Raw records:
---+---

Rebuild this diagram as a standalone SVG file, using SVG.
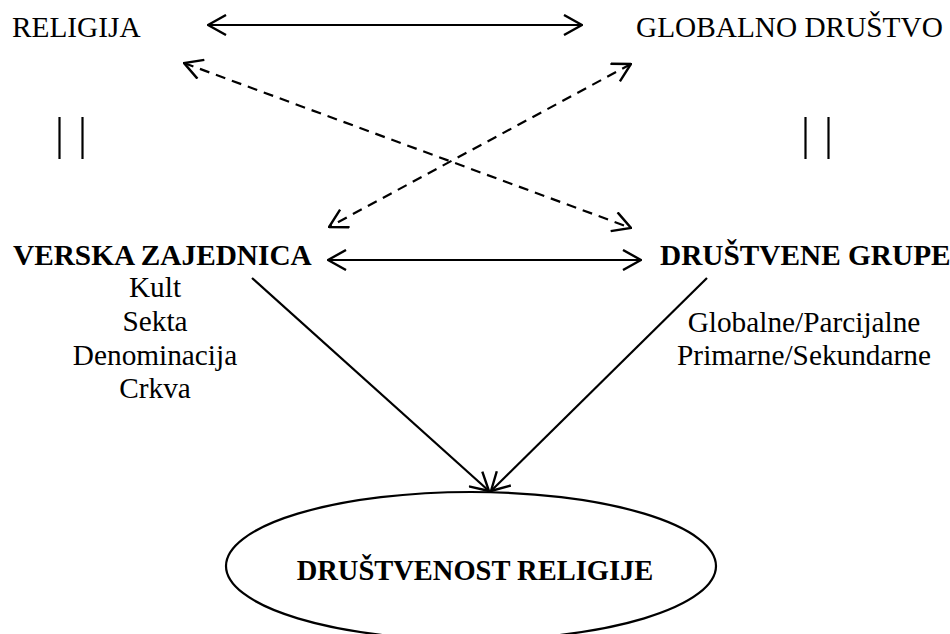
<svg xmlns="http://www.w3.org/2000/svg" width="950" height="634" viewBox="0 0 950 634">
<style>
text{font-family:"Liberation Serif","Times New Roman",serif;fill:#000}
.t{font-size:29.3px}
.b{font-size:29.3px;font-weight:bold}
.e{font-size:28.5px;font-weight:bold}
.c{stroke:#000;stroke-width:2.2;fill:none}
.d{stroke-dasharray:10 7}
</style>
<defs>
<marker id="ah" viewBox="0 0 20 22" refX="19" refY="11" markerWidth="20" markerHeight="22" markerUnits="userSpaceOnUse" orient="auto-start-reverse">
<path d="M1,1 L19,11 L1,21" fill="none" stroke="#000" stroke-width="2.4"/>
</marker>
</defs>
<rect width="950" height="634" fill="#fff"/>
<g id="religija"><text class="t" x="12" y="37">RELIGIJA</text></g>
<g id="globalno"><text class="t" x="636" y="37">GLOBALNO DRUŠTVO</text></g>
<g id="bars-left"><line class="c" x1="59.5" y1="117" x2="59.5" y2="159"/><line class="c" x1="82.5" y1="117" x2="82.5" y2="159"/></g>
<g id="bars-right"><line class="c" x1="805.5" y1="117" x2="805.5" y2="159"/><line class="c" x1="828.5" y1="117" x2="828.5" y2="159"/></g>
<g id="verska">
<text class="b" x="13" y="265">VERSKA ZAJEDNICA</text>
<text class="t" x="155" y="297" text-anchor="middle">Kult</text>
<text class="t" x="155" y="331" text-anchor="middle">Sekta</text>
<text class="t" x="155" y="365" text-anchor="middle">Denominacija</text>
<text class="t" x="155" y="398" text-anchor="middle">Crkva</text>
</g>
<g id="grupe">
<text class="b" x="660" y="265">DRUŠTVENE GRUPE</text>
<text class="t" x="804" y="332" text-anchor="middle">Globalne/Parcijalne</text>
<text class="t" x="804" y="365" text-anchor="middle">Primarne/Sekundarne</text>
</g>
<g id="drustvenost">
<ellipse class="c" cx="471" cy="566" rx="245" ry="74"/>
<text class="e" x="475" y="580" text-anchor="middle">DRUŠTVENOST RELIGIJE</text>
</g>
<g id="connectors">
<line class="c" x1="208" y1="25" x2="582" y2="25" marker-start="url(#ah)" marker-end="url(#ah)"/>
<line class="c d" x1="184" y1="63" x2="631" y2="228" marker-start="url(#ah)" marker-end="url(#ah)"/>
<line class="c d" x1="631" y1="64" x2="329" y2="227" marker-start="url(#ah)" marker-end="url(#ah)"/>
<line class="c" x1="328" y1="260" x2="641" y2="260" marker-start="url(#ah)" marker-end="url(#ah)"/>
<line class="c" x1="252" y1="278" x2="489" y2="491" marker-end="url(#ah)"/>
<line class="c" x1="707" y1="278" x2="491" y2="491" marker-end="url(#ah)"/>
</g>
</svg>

---+---

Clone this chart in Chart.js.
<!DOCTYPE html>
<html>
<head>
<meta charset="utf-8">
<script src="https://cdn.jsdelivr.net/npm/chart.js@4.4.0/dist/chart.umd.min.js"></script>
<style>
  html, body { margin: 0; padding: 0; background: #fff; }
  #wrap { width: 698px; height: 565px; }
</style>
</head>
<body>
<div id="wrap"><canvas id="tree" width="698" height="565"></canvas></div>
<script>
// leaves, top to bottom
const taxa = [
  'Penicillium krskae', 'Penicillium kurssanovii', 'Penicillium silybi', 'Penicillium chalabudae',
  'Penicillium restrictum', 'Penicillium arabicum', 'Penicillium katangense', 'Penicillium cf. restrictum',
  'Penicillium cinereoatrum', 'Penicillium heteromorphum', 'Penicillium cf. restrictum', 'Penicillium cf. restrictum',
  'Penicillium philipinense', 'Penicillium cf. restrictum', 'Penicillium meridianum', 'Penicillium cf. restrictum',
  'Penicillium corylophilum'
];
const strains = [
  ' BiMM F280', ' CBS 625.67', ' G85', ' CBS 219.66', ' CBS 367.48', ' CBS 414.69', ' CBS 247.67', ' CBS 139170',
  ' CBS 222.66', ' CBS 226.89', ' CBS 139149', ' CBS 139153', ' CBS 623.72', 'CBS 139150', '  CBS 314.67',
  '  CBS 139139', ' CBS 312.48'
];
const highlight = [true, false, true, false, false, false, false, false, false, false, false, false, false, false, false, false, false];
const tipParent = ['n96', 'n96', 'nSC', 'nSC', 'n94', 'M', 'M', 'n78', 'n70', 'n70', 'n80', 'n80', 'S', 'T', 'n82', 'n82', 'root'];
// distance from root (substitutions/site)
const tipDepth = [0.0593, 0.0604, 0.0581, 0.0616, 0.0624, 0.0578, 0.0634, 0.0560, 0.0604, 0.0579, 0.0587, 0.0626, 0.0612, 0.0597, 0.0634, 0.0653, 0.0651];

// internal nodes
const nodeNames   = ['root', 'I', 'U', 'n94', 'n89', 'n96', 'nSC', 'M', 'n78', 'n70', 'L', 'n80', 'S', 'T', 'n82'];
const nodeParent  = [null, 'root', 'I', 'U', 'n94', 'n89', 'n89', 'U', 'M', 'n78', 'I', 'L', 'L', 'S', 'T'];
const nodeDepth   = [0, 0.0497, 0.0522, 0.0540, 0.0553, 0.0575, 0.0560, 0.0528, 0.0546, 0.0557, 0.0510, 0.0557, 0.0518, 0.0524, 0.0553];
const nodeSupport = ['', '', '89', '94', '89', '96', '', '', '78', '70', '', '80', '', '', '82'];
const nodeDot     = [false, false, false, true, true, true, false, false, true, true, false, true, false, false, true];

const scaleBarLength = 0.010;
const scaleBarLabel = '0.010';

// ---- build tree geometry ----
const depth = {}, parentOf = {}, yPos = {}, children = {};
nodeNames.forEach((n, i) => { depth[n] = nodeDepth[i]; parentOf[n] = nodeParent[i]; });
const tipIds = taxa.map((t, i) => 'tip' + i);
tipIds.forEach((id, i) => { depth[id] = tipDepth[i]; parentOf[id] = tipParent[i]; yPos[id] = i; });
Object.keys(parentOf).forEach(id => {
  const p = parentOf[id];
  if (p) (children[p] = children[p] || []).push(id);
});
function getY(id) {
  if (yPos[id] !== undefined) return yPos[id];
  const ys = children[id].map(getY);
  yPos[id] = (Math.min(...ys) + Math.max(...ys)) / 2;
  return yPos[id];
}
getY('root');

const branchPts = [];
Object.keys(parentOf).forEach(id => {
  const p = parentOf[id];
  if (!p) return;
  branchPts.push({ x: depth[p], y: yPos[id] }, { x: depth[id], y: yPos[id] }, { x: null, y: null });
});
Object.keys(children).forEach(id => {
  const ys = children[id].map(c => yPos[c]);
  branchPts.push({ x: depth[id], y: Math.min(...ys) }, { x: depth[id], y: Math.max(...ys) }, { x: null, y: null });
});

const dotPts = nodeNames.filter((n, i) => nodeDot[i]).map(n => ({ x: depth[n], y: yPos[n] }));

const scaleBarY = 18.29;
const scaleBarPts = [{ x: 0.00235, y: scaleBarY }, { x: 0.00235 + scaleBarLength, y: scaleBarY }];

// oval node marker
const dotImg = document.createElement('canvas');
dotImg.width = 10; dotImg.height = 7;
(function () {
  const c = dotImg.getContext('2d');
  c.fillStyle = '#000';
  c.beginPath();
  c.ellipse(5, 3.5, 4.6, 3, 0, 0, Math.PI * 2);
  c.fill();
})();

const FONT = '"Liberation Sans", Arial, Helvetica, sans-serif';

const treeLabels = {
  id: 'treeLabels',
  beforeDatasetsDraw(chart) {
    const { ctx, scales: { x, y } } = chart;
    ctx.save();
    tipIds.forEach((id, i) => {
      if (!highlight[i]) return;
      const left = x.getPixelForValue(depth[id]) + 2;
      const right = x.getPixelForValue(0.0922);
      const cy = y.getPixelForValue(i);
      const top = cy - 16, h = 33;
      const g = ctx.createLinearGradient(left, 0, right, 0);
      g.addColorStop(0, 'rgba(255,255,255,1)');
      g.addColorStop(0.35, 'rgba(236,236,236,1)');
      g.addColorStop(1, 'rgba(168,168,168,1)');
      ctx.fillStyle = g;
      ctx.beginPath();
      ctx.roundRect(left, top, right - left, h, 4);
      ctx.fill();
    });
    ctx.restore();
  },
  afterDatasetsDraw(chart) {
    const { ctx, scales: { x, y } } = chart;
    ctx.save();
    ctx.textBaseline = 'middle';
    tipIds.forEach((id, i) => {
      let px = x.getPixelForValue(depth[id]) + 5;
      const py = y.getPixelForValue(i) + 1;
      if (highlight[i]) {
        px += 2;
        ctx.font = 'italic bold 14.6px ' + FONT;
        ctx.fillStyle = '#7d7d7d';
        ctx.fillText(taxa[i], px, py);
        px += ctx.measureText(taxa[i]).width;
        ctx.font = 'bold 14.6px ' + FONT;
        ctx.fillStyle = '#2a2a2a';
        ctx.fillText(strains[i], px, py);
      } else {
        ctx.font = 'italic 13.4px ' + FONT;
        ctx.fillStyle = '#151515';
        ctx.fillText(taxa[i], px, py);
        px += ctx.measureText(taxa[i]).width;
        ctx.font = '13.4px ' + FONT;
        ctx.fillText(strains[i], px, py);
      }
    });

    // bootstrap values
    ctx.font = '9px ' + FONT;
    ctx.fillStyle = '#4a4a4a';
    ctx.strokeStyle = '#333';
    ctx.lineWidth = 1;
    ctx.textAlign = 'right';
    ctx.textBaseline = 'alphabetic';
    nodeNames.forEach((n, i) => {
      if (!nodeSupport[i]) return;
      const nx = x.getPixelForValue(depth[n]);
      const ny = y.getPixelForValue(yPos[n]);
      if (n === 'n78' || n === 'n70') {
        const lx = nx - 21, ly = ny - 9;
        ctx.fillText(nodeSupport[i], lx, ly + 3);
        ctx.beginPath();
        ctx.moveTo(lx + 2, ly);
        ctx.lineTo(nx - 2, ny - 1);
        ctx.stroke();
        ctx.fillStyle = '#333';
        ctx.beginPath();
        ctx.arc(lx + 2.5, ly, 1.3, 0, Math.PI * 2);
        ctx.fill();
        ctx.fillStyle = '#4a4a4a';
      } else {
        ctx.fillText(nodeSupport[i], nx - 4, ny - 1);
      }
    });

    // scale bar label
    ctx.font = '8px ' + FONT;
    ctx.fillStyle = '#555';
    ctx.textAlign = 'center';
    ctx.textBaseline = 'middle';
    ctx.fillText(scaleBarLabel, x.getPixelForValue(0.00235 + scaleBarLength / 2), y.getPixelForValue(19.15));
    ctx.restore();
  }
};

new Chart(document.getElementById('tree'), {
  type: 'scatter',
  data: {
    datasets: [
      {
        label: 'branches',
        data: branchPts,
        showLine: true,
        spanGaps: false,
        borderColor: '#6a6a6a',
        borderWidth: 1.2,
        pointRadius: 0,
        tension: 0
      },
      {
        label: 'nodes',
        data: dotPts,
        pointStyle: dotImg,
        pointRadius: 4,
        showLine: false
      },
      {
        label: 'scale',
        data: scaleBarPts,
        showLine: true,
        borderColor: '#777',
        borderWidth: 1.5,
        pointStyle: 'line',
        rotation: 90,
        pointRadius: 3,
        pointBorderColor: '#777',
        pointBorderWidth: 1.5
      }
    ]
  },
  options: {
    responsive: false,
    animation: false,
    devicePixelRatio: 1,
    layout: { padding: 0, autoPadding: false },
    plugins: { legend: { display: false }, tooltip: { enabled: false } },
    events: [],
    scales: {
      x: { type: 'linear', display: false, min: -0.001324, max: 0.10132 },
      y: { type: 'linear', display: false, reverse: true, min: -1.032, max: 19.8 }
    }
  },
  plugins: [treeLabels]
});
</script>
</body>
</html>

---+---

Description of the task
Across the data above, how many lines include the word "this"? Give only the count.

Full answer
2